▶ [TASK BRIEF]
Reproduce the full listing below unchanged, apart from the pictures.

........

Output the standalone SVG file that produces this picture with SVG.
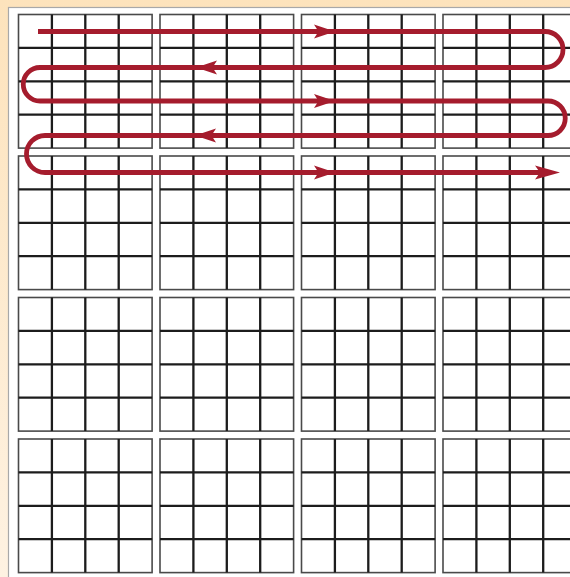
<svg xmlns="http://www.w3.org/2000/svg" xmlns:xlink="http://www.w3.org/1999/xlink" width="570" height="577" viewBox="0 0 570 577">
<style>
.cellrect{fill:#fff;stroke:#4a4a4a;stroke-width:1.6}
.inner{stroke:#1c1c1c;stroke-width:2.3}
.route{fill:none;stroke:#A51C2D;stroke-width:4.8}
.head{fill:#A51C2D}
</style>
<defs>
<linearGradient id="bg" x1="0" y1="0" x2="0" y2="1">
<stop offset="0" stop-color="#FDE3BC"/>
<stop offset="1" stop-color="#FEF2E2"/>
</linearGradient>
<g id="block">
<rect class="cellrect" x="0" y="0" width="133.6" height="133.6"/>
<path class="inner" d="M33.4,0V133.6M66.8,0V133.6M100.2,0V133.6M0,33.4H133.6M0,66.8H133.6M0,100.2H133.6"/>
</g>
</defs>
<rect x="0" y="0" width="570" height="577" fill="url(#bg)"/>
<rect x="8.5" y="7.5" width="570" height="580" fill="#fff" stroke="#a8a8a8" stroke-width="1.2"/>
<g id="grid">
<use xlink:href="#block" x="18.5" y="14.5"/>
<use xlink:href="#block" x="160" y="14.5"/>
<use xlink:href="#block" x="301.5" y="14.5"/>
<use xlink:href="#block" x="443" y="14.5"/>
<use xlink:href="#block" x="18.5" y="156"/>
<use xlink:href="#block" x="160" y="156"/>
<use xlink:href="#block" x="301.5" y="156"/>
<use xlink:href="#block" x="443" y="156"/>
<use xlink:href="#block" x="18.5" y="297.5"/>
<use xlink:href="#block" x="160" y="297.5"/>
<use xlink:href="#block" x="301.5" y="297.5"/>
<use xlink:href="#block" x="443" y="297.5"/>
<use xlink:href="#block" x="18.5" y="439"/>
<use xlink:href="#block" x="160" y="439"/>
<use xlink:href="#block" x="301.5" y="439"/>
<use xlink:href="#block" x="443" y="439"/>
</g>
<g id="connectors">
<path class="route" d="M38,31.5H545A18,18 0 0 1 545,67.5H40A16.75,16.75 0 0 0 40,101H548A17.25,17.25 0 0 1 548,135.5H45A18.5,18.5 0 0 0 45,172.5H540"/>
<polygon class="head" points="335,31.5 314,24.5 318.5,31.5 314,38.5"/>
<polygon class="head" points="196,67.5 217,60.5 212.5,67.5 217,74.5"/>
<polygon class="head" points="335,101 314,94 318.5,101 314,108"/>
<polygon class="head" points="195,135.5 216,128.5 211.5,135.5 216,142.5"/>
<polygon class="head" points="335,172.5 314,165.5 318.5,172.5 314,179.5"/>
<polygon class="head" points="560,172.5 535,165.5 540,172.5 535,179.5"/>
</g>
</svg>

........

▶ [REPLY]
Output the standalone SVG file that produces this picture with SVG.
<svg xmlns="http://www.w3.org/2000/svg" xmlns:xlink="http://www.w3.org/1999/xlink" width="570" height="577" viewBox="0 0 570 577">
<style>
.cellrect{fill:#fff;stroke:#4a4a4a;stroke-width:1.6}
.inner{stroke:#1c1c1c;stroke-width:2.3}
.route{fill:none;stroke:#A51C2D;stroke-width:4.8}
.head{fill:#A51C2D}
</style>
<defs>
<linearGradient id="bg" x1="0" y1="0" x2="0" y2="1">
<stop offset="0" stop-color="#FDE3BC"/>
<stop offset="1" stop-color="#FEF2E2"/>
</linearGradient>
<g id="block">
<rect class="cellrect" x="0" y="0" width="133.6" height="133.6"/>
<path class="inner" d="M33.4,0V133.6M66.8,0V133.6M100.2,0V133.6M0,33.4H133.6M0,66.8H133.6M0,100.2H133.6"/>
</g>
</defs>
<rect x="0" y="0" width="570" height="577" fill="url(#bg)"/>
<rect x="8.5" y="7.5" width="570" height="580" fill="#fff" stroke="#a8a8a8" stroke-width="1.2"/>
<g id="grid">
<use xlink:href="#block" x="18.5" y="14.5"/>
<use xlink:href="#block" x="160" y="14.5"/>
<use xlink:href="#block" x="301.5" y="14.5"/>
<use xlink:href="#block" x="443" y="14.5"/>
<use xlink:href="#block" x="18.5" y="156"/>
<use xlink:href="#block" x="160" y="156"/>
<use xlink:href="#block" x="301.5" y="156"/>
<use xlink:href="#block" x="443" y="156"/>
<use xlink:href="#block" x="18.5" y="297.5"/>
<use xlink:href="#block" x="160" y="297.5"/>
<use xlink:href="#block" x="301.5" y="297.5"/>
<use xlink:href="#block" x="443" y="297.5"/>
<use xlink:href="#block" x="18.5" y="439"/>
<use xlink:href="#block" x="160" y="439"/>
<use xlink:href="#block" x="301.5" y="439"/>
<use xlink:href="#block" x="443" y="439"/>
</g>
<g id="connectors">
<path class="route" d="M38,31.5H545A18,18 0 0 1 545,67.5H40A16.75,16.75 0 0 0 40,101H548A17.25,17.25 0 0 1 548,135.5H45A18.5,18.5 0 0 0 45,172.5H540"/>
<polygon class="head" points="335,31.5 314,24.5 318.5,31.5 314,38.5"/>
<polygon class="head" points="196,67.5 217,60.5 212.5,67.5 217,74.5"/>
<polygon class="head" points="335,101 314,94 318.5,101 314,108"/>
<polygon class="head" points="195,135.5 216,128.5 211.5,135.5 216,142.5"/>
<polygon class="head" points="335,172.5 314,165.5 318.5,172.5 314,179.5"/>
<polygon class="head" points="560,172.5 535,165.5 540,172.5 535,179.5"/>
</g>
</svg>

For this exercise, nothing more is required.